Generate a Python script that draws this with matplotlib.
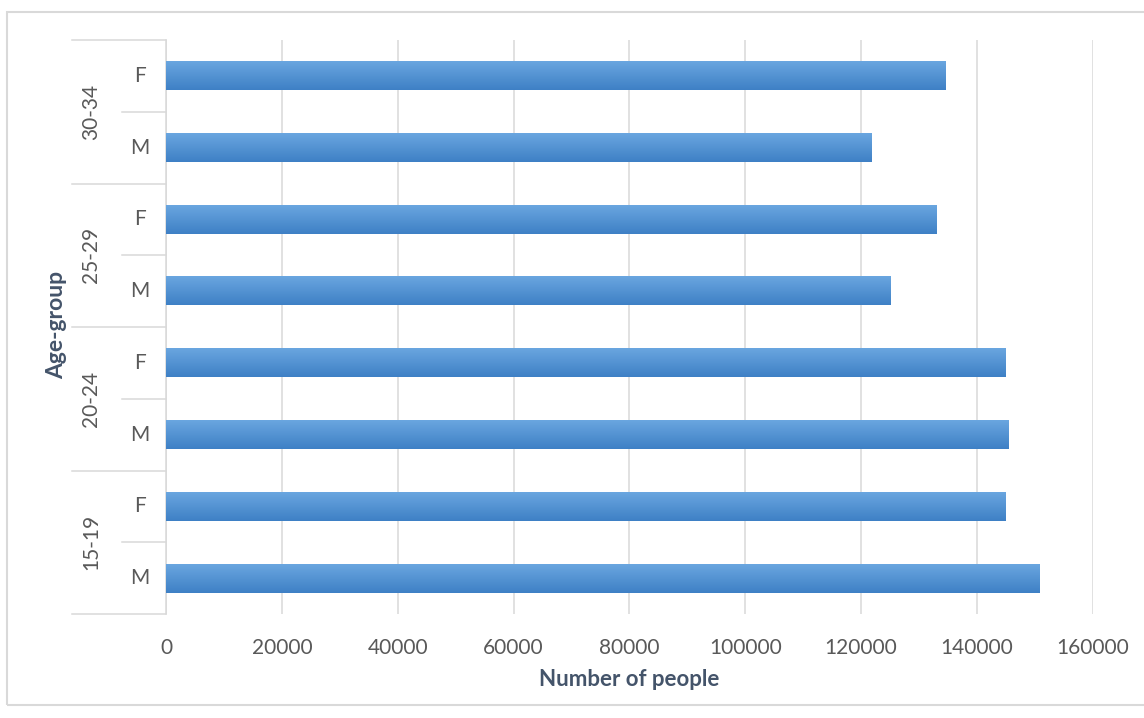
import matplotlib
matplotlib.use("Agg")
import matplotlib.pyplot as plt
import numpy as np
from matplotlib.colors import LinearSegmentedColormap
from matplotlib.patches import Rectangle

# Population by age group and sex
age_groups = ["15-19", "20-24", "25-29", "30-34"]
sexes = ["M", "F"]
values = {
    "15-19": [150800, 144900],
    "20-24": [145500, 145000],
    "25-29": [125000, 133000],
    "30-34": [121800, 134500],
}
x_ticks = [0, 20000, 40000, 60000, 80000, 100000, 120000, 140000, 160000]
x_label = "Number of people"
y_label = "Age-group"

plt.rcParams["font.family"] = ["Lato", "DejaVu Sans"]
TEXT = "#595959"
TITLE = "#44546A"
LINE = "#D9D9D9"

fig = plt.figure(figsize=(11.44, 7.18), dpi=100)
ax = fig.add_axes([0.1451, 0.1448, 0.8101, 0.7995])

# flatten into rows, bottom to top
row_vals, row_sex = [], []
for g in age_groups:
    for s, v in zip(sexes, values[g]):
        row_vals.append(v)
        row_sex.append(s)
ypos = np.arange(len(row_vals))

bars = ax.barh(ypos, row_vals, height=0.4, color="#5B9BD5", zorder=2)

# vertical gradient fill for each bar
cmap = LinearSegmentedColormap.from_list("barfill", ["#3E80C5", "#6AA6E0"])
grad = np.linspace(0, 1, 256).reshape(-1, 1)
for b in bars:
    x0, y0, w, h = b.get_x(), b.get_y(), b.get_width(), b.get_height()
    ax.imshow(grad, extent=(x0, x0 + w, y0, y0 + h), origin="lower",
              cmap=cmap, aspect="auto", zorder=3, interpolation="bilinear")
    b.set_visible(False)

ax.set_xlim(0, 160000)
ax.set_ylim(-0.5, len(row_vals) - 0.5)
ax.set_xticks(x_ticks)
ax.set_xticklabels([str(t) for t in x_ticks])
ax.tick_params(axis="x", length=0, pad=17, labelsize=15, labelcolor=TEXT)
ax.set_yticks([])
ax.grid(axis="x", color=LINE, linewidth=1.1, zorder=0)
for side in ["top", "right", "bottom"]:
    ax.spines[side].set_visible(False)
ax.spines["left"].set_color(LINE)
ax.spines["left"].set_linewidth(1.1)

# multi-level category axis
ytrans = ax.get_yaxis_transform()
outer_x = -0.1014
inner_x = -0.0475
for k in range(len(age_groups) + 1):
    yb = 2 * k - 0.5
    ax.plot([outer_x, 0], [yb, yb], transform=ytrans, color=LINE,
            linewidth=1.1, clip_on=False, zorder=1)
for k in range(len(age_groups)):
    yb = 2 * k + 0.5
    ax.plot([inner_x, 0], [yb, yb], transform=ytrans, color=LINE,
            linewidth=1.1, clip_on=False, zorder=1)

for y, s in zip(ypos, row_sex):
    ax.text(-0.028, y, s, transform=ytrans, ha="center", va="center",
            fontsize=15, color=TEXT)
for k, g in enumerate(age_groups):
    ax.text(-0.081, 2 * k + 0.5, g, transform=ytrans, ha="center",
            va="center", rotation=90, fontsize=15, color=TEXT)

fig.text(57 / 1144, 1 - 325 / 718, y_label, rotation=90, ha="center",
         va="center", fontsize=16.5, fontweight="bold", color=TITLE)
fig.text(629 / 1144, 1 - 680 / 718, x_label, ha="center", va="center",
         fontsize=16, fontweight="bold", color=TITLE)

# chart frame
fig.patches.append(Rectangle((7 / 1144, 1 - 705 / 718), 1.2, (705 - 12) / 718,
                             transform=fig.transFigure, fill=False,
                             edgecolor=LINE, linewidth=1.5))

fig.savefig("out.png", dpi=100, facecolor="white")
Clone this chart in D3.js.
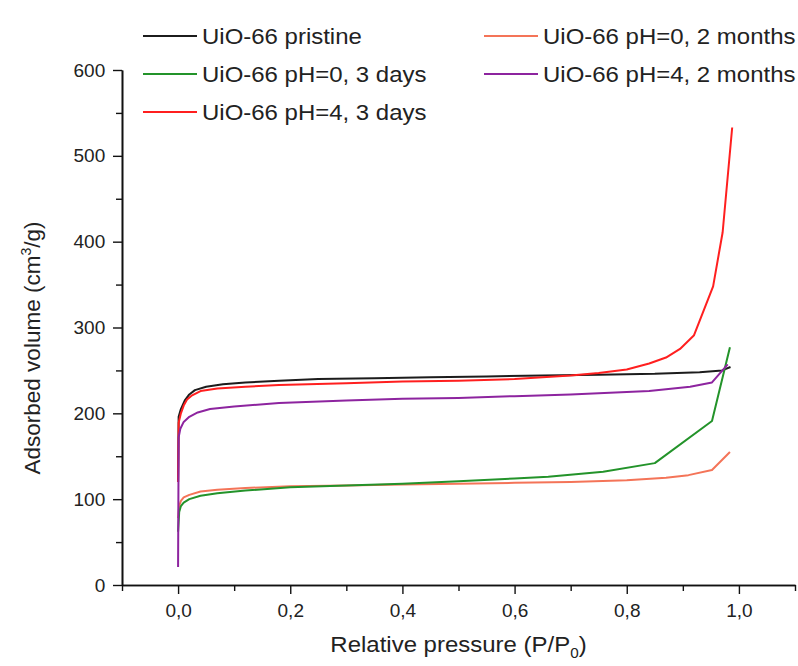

• [TASK INSTRUCTIONS]: From the top of the listing above, repeat each line exactly until you reach the line containing "ax = fig.add_axes([0.1451, 0.1448, 0.8101, 0.7995])", and repeat that one too. Leave the pictures out.

• [WORKED SOLUTION]:
Generate a Python script that draws this with matplotlib.
import matplotlib
matplotlib.use("Agg")
import matplotlib.pyplot as plt
import numpy as np
from matplotlib.colors import LinearSegmentedColormap
from matplotlib.patches import Rectangle

# Population by age group and sex
age_groups = ["15-19", "20-24", "25-29", "30-34"]
sexes = ["M", "F"]
values = {
    "15-19": [150800, 144900],
    "20-24": [145500, 145000],
    "25-29": [125000, 133000],
    "30-34": [121800, 134500],
}
x_ticks = [0, 20000, 40000, 60000, 80000, 100000, 120000, 140000, 160000]
x_label = "Number of people"
y_label = "Age-group"

plt.rcParams["font.family"] = ["Lato", "DejaVu Sans"]
TEXT = "#595959"
TITLE = "#44546A"
LINE = "#D9D9D9"

fig = plt.figure(figsize=(11.44, 7.18), dpi=100)
ax = fig.add_axes([0.1451, 0.1448, 0.8101, 0.7995])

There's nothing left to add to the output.